Speaking at a Brookings Institution seminar on the impact of the global crisis on low-income countries, Strauss-Kahn said that global economic conditions are worsening and that the IMF’s already gloomy January forecast that world growth would grind to a virtual halt this year might have been too optimistic. He said a global recovery will be “delayed into 2010,” even if countries adopt the right policies to fight recession. Although countries are by and large getting fiscal stimulus right, there has been less progress on financial restructuring, he said.

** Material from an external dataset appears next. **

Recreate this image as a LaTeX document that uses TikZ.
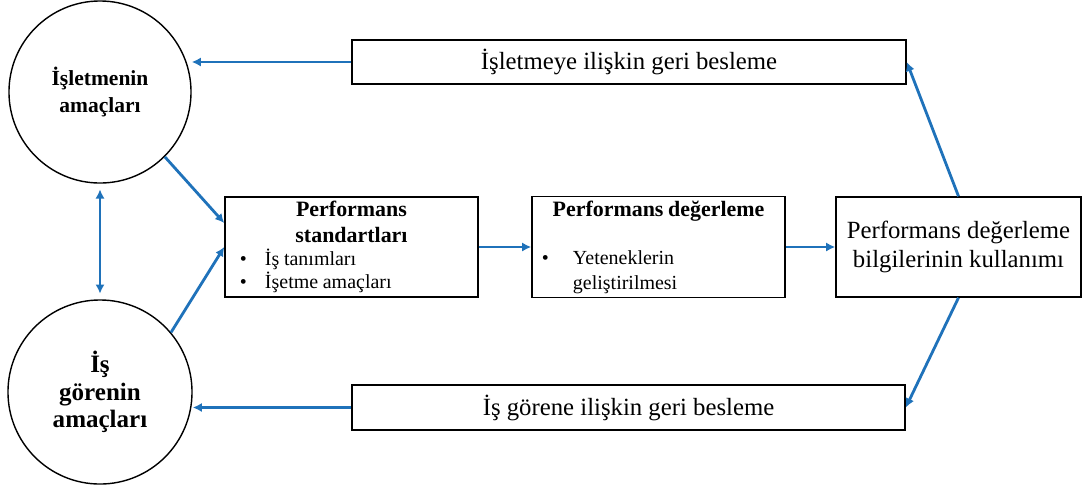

Strauss-Kahn’s address focused on key messages from an IMF study released March 3, The Implications of the Global Financial Crisis for Low-Income Countries.

Per capita incomes

Most low-income countries escaped the early phases of the global crisis, which began in the financial sectors of advanced economies. But it is now starting to hit them hard, mainly through trade, as financial problems in advanced countries trigger recessions that dampen demand for imports from low-income countries. Of 71 countries classified as eligible for concessional IMF lending, many will at best see per capita incomes stagnate this year. And in some cases, per capita incomes could shrink. Commodity exporters will be hit hard, facing both lower export volumes and lower prices, Strauss-Kahn said.

Financing concerns

But financing problems are also beginning to affect developing countries, Strauss-Kahn said. Foreign direct investment is expected to fall by 20 perm cent this year. The cost of borrowing has risen significantly, and in some cases may be unavailable. Remittances from citizens working abroad are likely to fall. And aid flows are potentially threatened by budget pressures in donor countries. These two shocks, trade and finance, will hurt the external finances of the world’s poorest countries, Strauss-Kahn said. Although the decline in food and fuel prices will help some, others will see their balance of payments decline. Moreover, he said, those external shocks are creating domestic budgetary crises, which have the potential to force poor countries to reduce social spending.

Humanitarian costs

Strauss-Kahn told the Brookings panel that he was deeply worried about the humanitarian costs of the crisis, especially its impact on children. He cited World Bank estimates that an additional 1.4-2.8 million children would die between now and 2015 if the crisis continues.

He said the potentially high social costs could trigger political unrest and even conflicts. Social safety nets Strauss-Kahn stressed that low-income countries must safeguard vital spending on health, education, and infrastructure, while boosting social safety nets for the most vulnerable.